Once you get out of the water, and have taken care of your swimsuit, take a shower. Wash the hair with shampoo, and rinse it out completely. The water from the shower is normal tap water and thus nowhere near as caustic to your hair as the pool water you just left. Washing your hair will remove all the chemicals that swimming in the pool put in. Next, and most importantly, apply conditioner. The chemicals in pool water have, during your practice, settled on the hair follicles and leached them of all the natural oils that keep it safe from breaking. Conditioner will return as much of that oil to your hair as you need. Specialty hair products have recently been invented to prevent severe damage to the hair folicles. Some of which can be found here.

Cap Use
If you must keep your golden locks intact and have figured out how to maintain that gorgeous mane of yours with shampoo and conditioner, how on earth do you get a cap on your head? Well believe it or not, before I figured out that a cap was not for me, I developed a way of putting a cap on that worked well for me. Now I've seen many swimmers put a cap on wet. They fill the cap with water, bend at the waist, and displace the water in the cap with their head. This sets the cap nicely on your head, but as soon as you dive in the water, the wet hair inside the cap acts like a lubricant and can shift the cap over your goggles or even back over your head to get caught in the goggle strap. Not only are you without your cap, but you're also swimming blind.

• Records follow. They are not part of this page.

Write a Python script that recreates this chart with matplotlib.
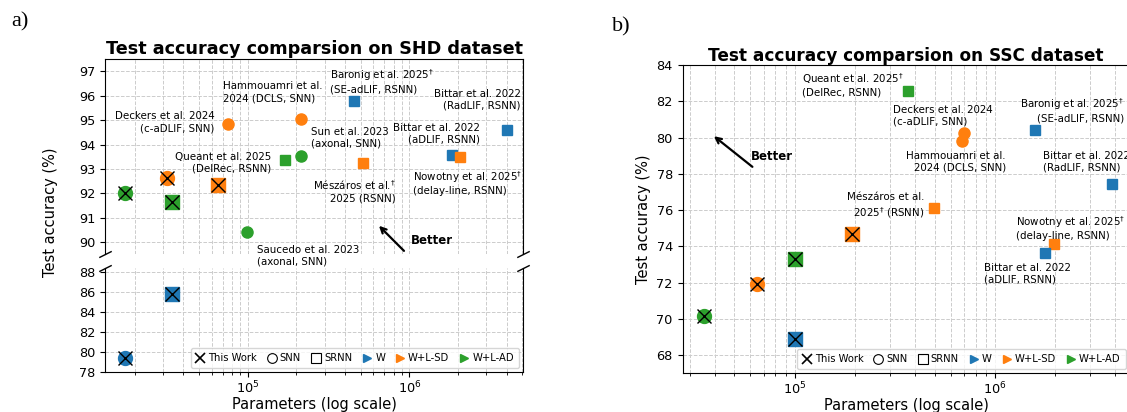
import matplotlib
matplotlib.use("Agg")
import matplotlib.pyplot as plt
from matplotlib.lines import Line2D

# colours per training variant
groups = ["W", "W+L-SD", "W+L-AD"]
group_colors = {"W": "tab:blue", "W+L-SD": "tab:orange", "W+L-AD": "tab:green"}
shape = {"SNN": "o", "SRNN": "s"}

# ---- SHD data (other works) ----
shd_names = ["Deckers", "Saucedo", "Queant", "Sun", "Hammouamri",
             "Baronig", "Meszaros", "Bittar aDLIF", "Nowotny", "Bittar RadLIF"]
shd_params = [75900, 99000, 171000, 213000, 215000,
              457000, 514000, 1.83e6, 2.05e6, 4.02e6]
shd_acc = [94.83, 90.41, 93.36, 93.54, 95.05,
           95.79, 93.23, 93.57, 93.50, 94.59]
shd_group = ["W+L-SD", "W+L-AD", "W+L-AD", "W+L-AD", "W+L-SD",
             "W", "W+L-SD", "W", "W+L-SD", "W"]
shd_type = ["SNN", "SNN", "SRNN", "SNN", "SNN",
            "SRNN", "SRNN", "SRNN", "SRNN", "SRNN"]

# ---- SHD data (this work) ----
shd_tw_params = [17400, 31900, 34200, 65500, 17400, 34200]
shd_tw_acc = [92.00, 92.62, 91.63, 92.34, 79.43, 85.77]
shd_tw_group = ["W+L-AD", "W+L-SD", "W+L-AD", "W+L-SD", "W", "W"]
shd_tw_type = ["SNN", "SNN", "SRNN", "SRNN", "SNN", "SRNN"]

# ---- SSC data (other works) ----
ssc_names = ["Queant", "Deckers", "Hammouamri", "Baronig", "Bittar RadLIF",
             "Meszaros", "Nowotny", "Bittar aDLIF"]
ssc_params = [368000, 702000, 687000, 1.585e6, 3.86e6, 497000, 1.98e6, 1.77e6]
ssc_acc = [82.58, 80.26, 79.80, 80.44, 77.43, 76.12, 74.15, 73.64]
ssc_group = ["W+L-AD", "W+L-SD", "W+L-SD", "W", "W",
             "W+L-SD", "W+L-SD", "W"]
ssc_type = ["SRNN", "SNN", "SNN", "SRNN", "SRNN", "SRNN", "SRNN", "SRNN"]

# ---- SSC data (this work) ----
ssc_tw_params = [35100, 64700, 100000, 100000, 194000]
ssc_tw_acc = [70.16, 71.90, 73.31, 68.88, 74.66]
ssc_tw_group = ["W+L-AD", "W+L-SD", "W+L-AD", "W", "W+L-SD"]
ssc_tw_type = ["SNN", "SNN", "SRNN", "SRNN", "SRNN"]

# annotation labels (text, x, y, ha)
shd_labels = [
    ("Baronig et al. 2025$^{\\dagger}$\n(SE-adLIF, RSNN)", 325000, 97.18, "left"),
    ("Hammouamri et al.\n2024 (DCLS, SNN)", 69900, 96.59, "left"),
    ("Bittar et al. 2022\n(RadLIF, RSNN)", 4.88e6, 96.29, "right"),
    ("Deckers et al. 2024\n(c-aDLIF, SNN)", 62400, 95.36, "right"),
    ("Sun et al. 2023\n(axonal, SNN)", 245000, 94.72, "left"),
    ("Bittar et al. 2022\n(aDLIF, RSNN)", 2.75e6, 94.88, "right"),
    ("Queant et al. 2025\n(DelRec, RSNN)", 139000, 93.69, "right"),
    ("Mészáros et al.$^{\\dagger}$\n2025 (RSNN)", 828000, 92.64, "right"),
    ("Nowotny et al. 2025$^{\\dagger}$\n(delay-line, RSNN)", 1.06e6, 93.01, "left"),
    ("Saucedo et al. 2023\n(axonal, SNN)", 114000, 89.90, "left"),
]
ssc_labels = [
    ("Queant et al. 2025$^{\\dagger}$\n(DelRec, RSNN)", 109000, 83.67, "left"),
    ("Deckers et al. 2024\n(c-aDLIF, SNN)", 309000, 81.81, "left"),
    ("Hammouamri et al.\n2024 (DCLS, SNN)", 1.135e6, 79.26, "right"),
    ("Baronig et al. 2025$^{\\dagger}$\n(SE-adLIF, RSNN)", 4.4e6, 82.27, "right"),
    ("Bittar et al. 2022\n(RadLIF, RSNN)", 1.73e6, 79.26, "left"),
    ("Mészáros et al.\n2025$^{\\dagger}$ (RSNN)", 445000, 76.97, "right"),
    ("Nowotny et al. 2025$^{\\dagger}$\n(delay-line, RSNN)", 1.27e6, 75.79, "left"),
    ("Bittar et al. 2022\n(aDLIF, RSNN)", 877000, 73.09, "left"),
]

ANN_FS = 7.4
TICK_FS = 9.3
LAB_FS = 10.5


def style_ax(ax):
    ax.set_xscale("log")
    ax.grid(True, which="major", linestyle="--", color="#cccccc", linewidth=0.7)
    ax.xaxis.grid(True, which="minor", linestyle="--", color="#cccccc", linewidth=0.7)
    ax.tick_params(labelsize=TICK_FS)
    ax.tick_params(axis="x", which="major", pad=2)
    ax.set_axisbelow(True)


def draw_points(axes, params, acc, grp, typ, this_work=False):
    for p, a, g, t in zip(params, acc, grp, typ):
        for ax in axes:
            if this_work:
                ax.plot(p, a, marker=shape[t], color=group_colors[g],
                        ms=10, mec=group_colors[g], zorder=4)
                ax.plot(p, a, marker="x", color="k", ms=10.5, mew=1.0, zorder=5)
            else:
                ax.plot(p, a, marker=shape[t], color=group_colors[g],
                        ms=8 if t == "SNN" else 7.5, mec=group_colors[g], zorder=3)


def add_legend(ax):
    handles = [
        Line2D([], [], ls="", marker="x", color="k", ms=7, mew=1.2),
        Line2D([], [], ls="", marker="o", mfc="none", mec="k", ms=7, mew=0.8),
        Line2D([], [], ls="", marker="s", mfc="none", mec="k", ms=7, mew=0.8),
    ]
    handles += [Line2D([], [], ls="", marker=">", color=group_colors[g], ms=6)
                for g in groups]
    labels = ["This Work", "SNN", "SRNN"] + groups
    ax.legend(handles, labels, loc="lower right", ncol=6, fontsize=7.2,
              handlelength=0.9, handletextpad=0.35, columnspacing=1.05,
              borderpad=0.5, borderaxespad=0.4)


fig = plt.figure(figsize=(11.27, 4.12), dpi=100)
W, H = 1127.0, 412.0

# ---------------- panel a: SHD (broken axis) ----------------
ax_top = fig.add_axes([105 / W, 1 - 254.3 / H, 418 / W, 195 / H])
ax_bot = fig.add_axes([105 / W, 1 - 372.3 / H, 418 / W, 104.6 / H])
ax_bot.patch.set_alpha(0)
for ax in (ax_top, ax_bot):
    style_ax(ax)
    ax.set_xlim(1.31e4, 5.05e6)
ax_top.set_ylim(89.5, 97.5)
ax_bot.set_ylim(78, 88.4)
ax_top.set_yticks(range(90, 98))
ax_bot.set_yticks(range(78, 89, 2))
ax_top.spines["bottom"].set_visible(False)
ax_bot.spines["top"].set_visible(False)
ax_top.tick_params(axis="x", which="both", bottom=False, labelbottom=False)

d = 0.5
kw = dict(marker=[(-1, -d), (1, d)], markersize=9, linestyle="none",
          color="k", mec="k", mew=1, clip_on=False)
ax_top.plot([0, 1], [0, 0], transform=ax_top.transAxes, **kw)
ax_bot.plot([0, 1], [1, 1], transform=ax_bot.transAxes, **kw)

draw_points([ax_top, ax_bot], shd_params, shd_acc, shd_group, shd_type)
draw_points([ax_top, ax_bot], shd_tw_params, shd_tw_acc, shd_tw_group,
            shd_tw_type, this_work=True)

for txt, x, y, ha in shd_labels:
    ax_top.text(x, y, txt, fontsize=ANN_FS, ha=ha, va="top", zorder=6)

ax_top.annotate("", xy=(631000, 90.75), xytext=(953000, 89.56),
                arrowprops=dict(arrowstyle="->", color="k", lw=1.6),
                annotation_clip=False)
ax_top.text(1.02e6, 90.07, "Better", fontsize=8.5, fontweight="bold",
            ha="left", va="center")

ax_top.set_title("Test accuracy comparsion on SHD dataset",
                 fontsize=12.7, fontweight="bold", pad=4)
ax_bot.set_xlabel("Parameters (log scale)", fontsize=LAB_FS, labelpad=0.5)
fig.text(50 / W, 1 - 212 / H, "Test accuracy (%)", rotation=90,
         fontsize=LAB_FS, ha="center", va="center")
add_legend(ax_bot)

# ---------------- panel b: SSC ----------------
ax_b = fig.add_axes([682.5 / W, 1 - 373.3 / H, 447 / W, 308.3 / H])
style_ax(ax_b)
ax_b.set_xlim(2.75e4, 4.7e6)
ax_b.set_ylim(67, 84)
ax_b.set_yticks(range(68, 85, 2))

draw_points([ax_b], ssc_params, ssc_acc, ssc_group, ssc_type)
draw_points([ax_b], ssc_tw_params, ssc_tw_acc, ssc_tw_group, ssc_tw_type,
            this_work=True)

for txt, x, y, ha in ssc_labels:
    ax_b.text(x, y, txt, fontsize=ANN_FS, ha=ha, va="top", zorder=6)

ax_b.annotate("", xy=(38500, 80.17), xytext=(63000, 78.29),
              arrowprops=dict(arrowstyle="->", color="k", lw=1.6))
ax_b.text(60500, 78.98, "Better", fontsize=8.5, fontweight="bold",
          ha="left", va="center")

ax_b.set_title("Test accuracy comparsion on SSC dataset",
               fontsize=12.2, fontweight="bold", pad=3)
ax_b.set_xlabel("Parameters (log scale)", fontsize=LAB_FS, labelpad=0.5)
ax_b.set_ylabel("Test accuracy (%)", fontsize=LAB_FS)
add_legend(ax_b)

fig.text(11 / W, 1 - 22 / H, "a)", fontsize=16, family="Liberation Serif",
         ha="left", va="center")
fig.text(612 / W, 1 - 27 / H, "b)", fontsize=16, family="Liberation Serif",
         ha="left", va="center")

fig.savefig("out.png", dpi=100)
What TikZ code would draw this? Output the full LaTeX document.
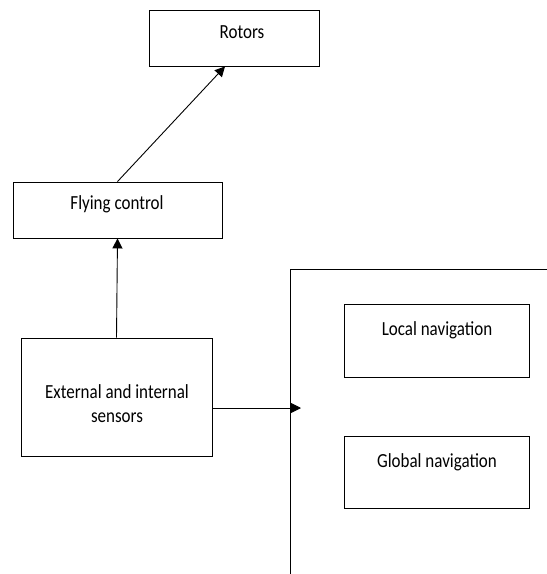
\documentclass[tikz,border=0pt]{standalone}
\usepackage{fontspec}
\setmainfont[FakeStretch=0.85]{Carlito}
\usetikzlibrary{arrows.meta}
\begin{document}
\begin{tikzpicture}[x=1pt,y=-1pt,
  block/.style={draw,line width=0.9pt,inner sep=0pt},
  lbl/.style={font=\fontsize{20}{24}\selectfont,align=center,inner sep=0pt},
  flow/.style={line width=0.9pt,-{Triangle[length=10pt,width=10pt]}}]
  \useasboundingbox (0,0) rectangle (547,574);
  % boxes
  \node[block,minimum width=170,minimum height=56] (rotors) at (234,38) {};
  \node[block,minimum width=209,minimum height=56] (flying) at (117.5,210) {};
  \node[block,minimum width=191,minimum height=118] (sensors) at (116.5,397) {};
  \node[block,minimum width=185,minimum height=73] (local) at (436.5,340.5) {};
  \node[block,minimum width=185,minimum height=72] (global) at (436.5,472) {};
  % texts
  \node[lbl] (rotorstext) at (242,32) {Rotors};
  \node[lbl] (flyingtext) at (117,204) {Flying control};
  \node[lbl] (sensorstext) at (117,404) {External and internal\\[0pt]sensors};
  \node[lbl] (localtext) at (437,330) {Local navigation};
  \node[lbl] (globaltext) at (437,462) {Global navigation};
  % navigation frame
  \draw[line width=0.9pt] (290,574) -- (290,269) -- (547,269);
  % arrows
  \coordinate (navin) at (301,408);
  \draw[flow] (flying.north) -- ([xshift=-9pt]rotors.south);
  \draw[flow] (sensors.north) -- (flying.south);
  \draw[flow] (sensors.east |- navin) -- (navin);
\end{tikzpicture}
\end{document}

To combat the shifting of the cap during the dive, many of us developed a method of putting on the cap dry. Be sure if you have long hair, that you've braided, pinned, or bunned (whatever it is you do to get your hair up and out of the way) prior to this process or you will rip it out of your head. Arrange the cap so that you are holding onto the sides with the cap upside down and the front "brim" facing your chest. Take that brim and place it firmly at your forehead. While tilting your head forward, pull your hands, which are still holding the sides of the cap, down to your shoulders. This seats the cap firmly across the front and top of your head. Then slowly return the sides of the cap to behind your ears. At this point you can tuck in any stray hair that might have come loose during the process. If done right it looks like you're the Incredible Hulk bursting out of your cap and can be very intimidating to your opponents. Furthermore, the dry hair and skin under the cap act like a seal against water coming in under the cap and making it mobile. Water will still seep in, but it will happen slowly, allowing your dive to be unaffected by equipment malfunctions.

I know this is all pretty daunting which is why swimmers the world over keep rediscovering the following truth: the best thing you can do for your hair and for your performance is to cut it off. Nothing ever beats a shaved head in the water and nothing protects your hair like no hair.